Contains the preprocessed dataset (.pkl) used for occupancy and trajectory prediction.
Large files (.sqlite, .pkl in rdb1 and rosa_datasets) are managed with Git LFS. Ensure Git LFS is installed, or download the .sqlite file manually from openDD (placing it into the rdb1 folder).
If you prefer not to use the preprocessed .pkl file, it can simply be deleted. It will be automatically regenerated on code execution, though this may increase runtime.
Implements RL-based and model-based speed advisory algorithms and evaluates the approaches in real-world roundabout traffic scenarios modeled in SUMO.
- Goal: Improve safety and efficiency by proactively adjusting vehicle speed based on probabilistic entry occupancy.
- Functionality: RL-based or model-based calculation of optimal approach speed.
- Evaluation: 6,600 real-world scenarios replicated from the test split of the openDD-based prediction dataset in SUMO. Evaluation metrics: fuel/energy consumption, emissions, travel time, waiting time, and stops.
cd speed_advisory
python run.pyThe simulation settings (scenarios, vehicle type, etc.) and model settings (model-based vs.
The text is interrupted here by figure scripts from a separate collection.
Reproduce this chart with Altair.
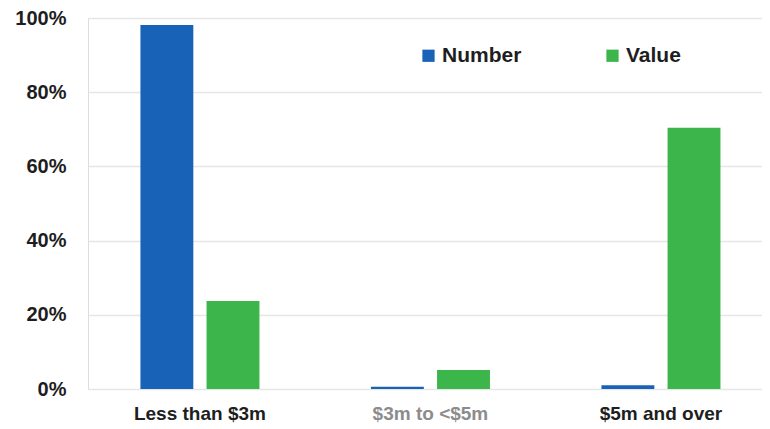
import altair as alt
import pandas as pd

categories = ["Less than $3m", "$3m to <$5m", "$5m and over"]
number_share = [0.981, 0.006, 0.010]
value_share = [0.237, 0.051, 0.704]
series = ["Number", "Value"]
colors = ["#1862b8", "#3cb54a"]

rows = []
for c, n, v in zip(categories, number_share, value_share):
    rows.append({"category": c, "series": "Number", "share": n})
    rows.append({"category": c, "series": "Value", "share": v})
df = pd.DataFrame(rows)

FONT = "Liberation Sans"

chart = alt.Chart(df).mark_bar().encode(
    x=alt.X("category:N", sort=categories, title=None,
            scale=alt.Scale(paddingInner=0.4837, paddingOuter=0.2038, align=0.558),
            axis=alt.Axis(labelAngle=0, labelFont=FONT, labelFontSize=19, labelFontWeight="bold",
                          labelColor=alt.condition("datum.value == '$3m to <$5m'", alt.value("#8c8c8c"), alt.value("#1e1e1e")),
                          labelPadding=15, ticks=False, domain=False, grid=False)),
    xOffset=alt.XOffset("series:N", sort=series, scale=alt.Scale(paddingInner=0.2, paddingOuter=0)),
    y=alt.Y("share:Q", title=None,
            scale=alt.Scale(domain=[0, 1], nice=False),
            axis=alt.Axis(format=".0%", values=[0, 0.2, 0.4, 0.6, 0.8, 1.0],
                          labelFont=FONT, labelFontSize=20, labelFontWeight="bold", labelColor="#1e1e1e",
                          labelPadding=22, ticks=False, domain=False,
                          gridColor="#e6e6e6", gridWidth=1.5)),
    color=alt.Color("series:N", sort=series,
                    scale=alt.Scale(domain=series, range=colors),
                    legend=alt.Legend(title=None, orient="none", legendX=330, legendY=27,
                                      direction="horizontal", symbolType="square", symbolSize=150,
                                      labelFont=FONT, labelFontSize=21, labelFontWeight="bold",
                                      labelColor="#1e1e1e", labelOffset=3, columnPadding=80)),
).properties(
    width=674, height=371,
    autosize=alt.AutoSizeParams(type="none"),
    padding={"top": 10, "left": 80, "right": 0, "bottom": 40},
).configure_view(stroke=None).configure(background="white")

chart.save("out.html", embed_options={"renderer": "svg", "actions": False})
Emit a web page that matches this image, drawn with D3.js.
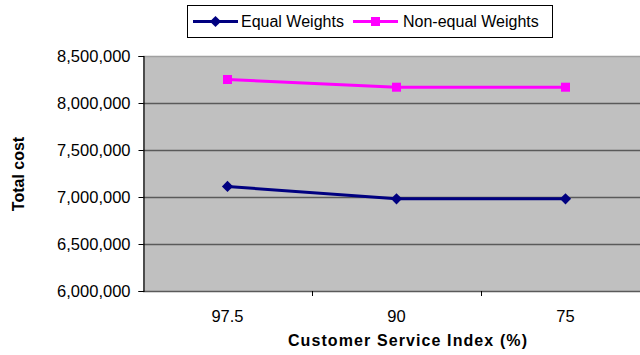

RL-based, ground-truth occupancy vs. trajectory prediction vs. occupancy prediction, uncertainty-aware or not) can be modified in config.ini.
speed_advisory/
├── env/ # dir containing simulation environment files (evaluation, speed advisory)
├── runs/ # dir containing the trained RL agents
├── sumo/ # dir containing sumo configuration files
├── utils/ # dir containing different utility functions
├── config.ini # file for simulation settings
├── optimizable_scenarios.json # file containting optimizable scenarios (start times of the ego vehicle) across the test dataset
├── run.py # main file for starting the simulation
If you use this code in your research, please cite our paper:
@INPROCEEDINGS{ROSA-RL_Schlamp,
author={Schlamp, Anna-Lena and Gerner, Jeremias and Bogenberger, Klaus and Huber, Werner and Schmidtner, Stefanie},
booktitle={2026 IEEE International Conference on Intelligent Transportation Systems (ITSC)},
title={ROSA-RL: Uncertainty-aware Roundabout Optimized Speed Advisory with Reinforcement Learning},
year={2026},
}This project is licensed under the MIT License. See the LICENSE file for details.